In the notes on parameter tuning


it says:

“If you care about predicting the right probability In such a case, you cannot re-balance the dataset”"

Why is that?

Many thanks,

See discussion in How does scale_pos_weight affect probabilities?. If your goal is to predict well-calibrated probabilities, you should not use scale_pos_weight or assign data weights.

Thank you. Yes, I had read that. I think that the root of the matter is that the prediction is the proportion of the positive class in that particular part of the trees, and when you balance the data, you change those proportions. So would it be possible to estimate the model on the balanced data, and then run it on the original unbalanced data to get the predictions?
Thank you again.

You can try it and see if you are able to get well-calibrated probabilities. To my knowledge, any re-balancing is incompatible with well-calibrated probabilities.

I would like to try it.

Now I don’t know xgboost that well, so I am not entirely sure how to achieve this. Fortunately, I did not use scale_weight_x to balance the dataset, but instead I added a weight parameter when I created the x-matrix. So would it be right that all I need to do is run predict on the original x-matrix, with no weights parameter? Many thanks for your help, I am quite at sea here.
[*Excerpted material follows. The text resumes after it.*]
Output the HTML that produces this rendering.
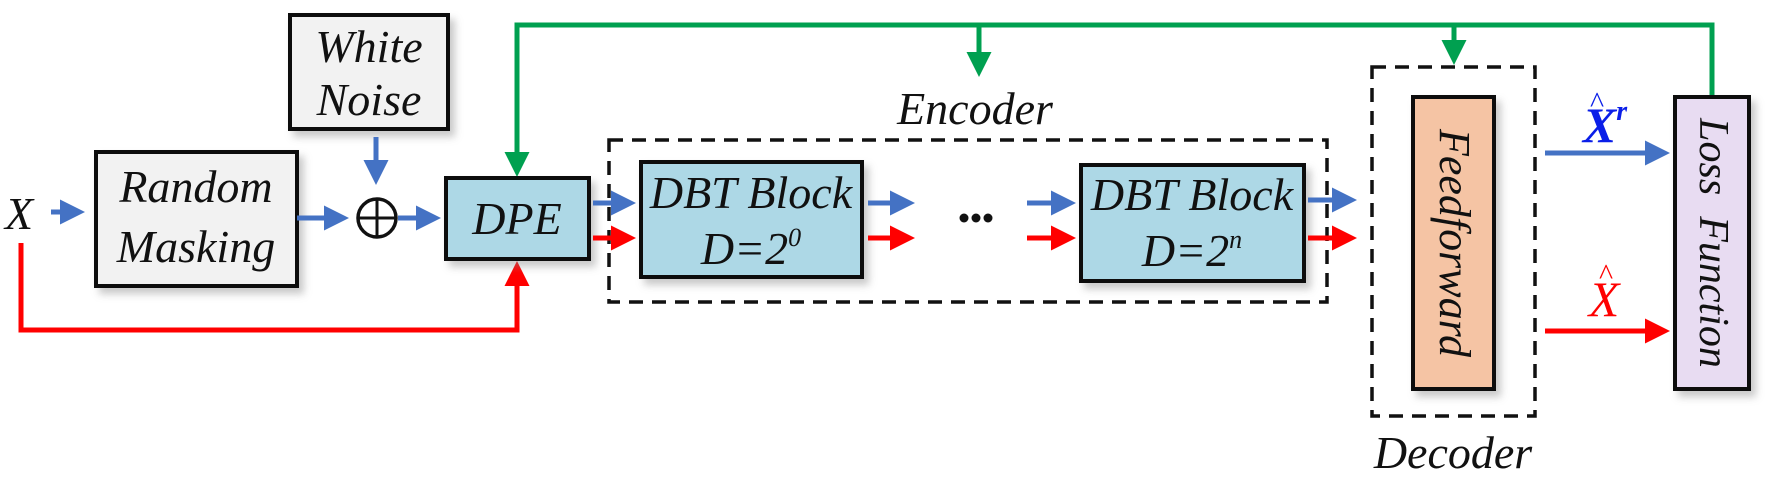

Yes, the prediction value itself should not be affected by the data weights, since the weights only control how the evaluation metric gets computed.

If that is the case, then I don’t see why setting the weights should mess up the predicted probabilities. I can understand why that would happen if setting a weight of, say, 10, would be equivalent to cloning that data point 9 times. But if the weights are used only in the loss function, then why are the probabilites not calibrated?

Actually that’s what happens at training time.

It seems to me, from some toy examples, that setting the weights in the matrix does not clone the observations, but instead it presumably adds a weight in the loss function, while scale_pos_weight clones the observations for the minority class. Could that be right?

No, scale_pos_weight does not clone observations. It behaves as if you assigned an identical data weight to the positive class. The effect is the same as cloning observations, however, in that you would have poorly calibrated probability predictions.